The US plan will add duties of $538 million to Russia’s annual exports and $440 million to those of Japan.
According to filings published by the World Trade Organization (WTO) on Tuesday, Russia and Japan said they reserve the right to defend their interests by imposing equal costs on US exports, without naming the US products that they might target.
The filings by Russia and Japan came a week after China and the EU adopted similar measures at the WTO.
The European Commission, the EU’s executive arm, has prepared a list of American products, including peanut butter, motorcycles and denim jeans, which could get extra import duties.
China shot back at the US with a list of $50 billion in targeted US goods after US President Donald Trump threatened to levy new tariffs on $150 billion of Chinese imports. The two sides, however, agreed on Sunday to end their trade war and stop imposing tariffs on each other following several rounds of high-level talks and tit-for-tat measures.
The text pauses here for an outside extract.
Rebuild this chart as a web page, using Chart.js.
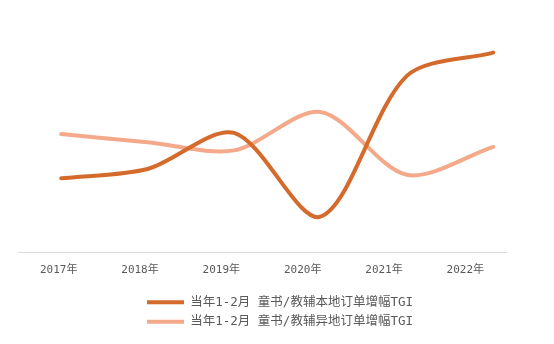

On March 8, the US president caused fear when he decided to impose a 25-percent tariff on steel imports and a 10-percent tariff on aluminum imports, primarily to target China, but also allies, including EU countries as well as Japan.
Trump argued at the time that enormous flows of imports to the US were putting in jeopardy the American national security, making an odd departure from a decades-long US-led move towards open and free trade.
In an attempt to prevent a possible trade war, the WTO’s director-general, Roberto Azevedo, called on Trump not to impose hefty tariffs on aluminum and steel exports, saying it could spark a deep global recession.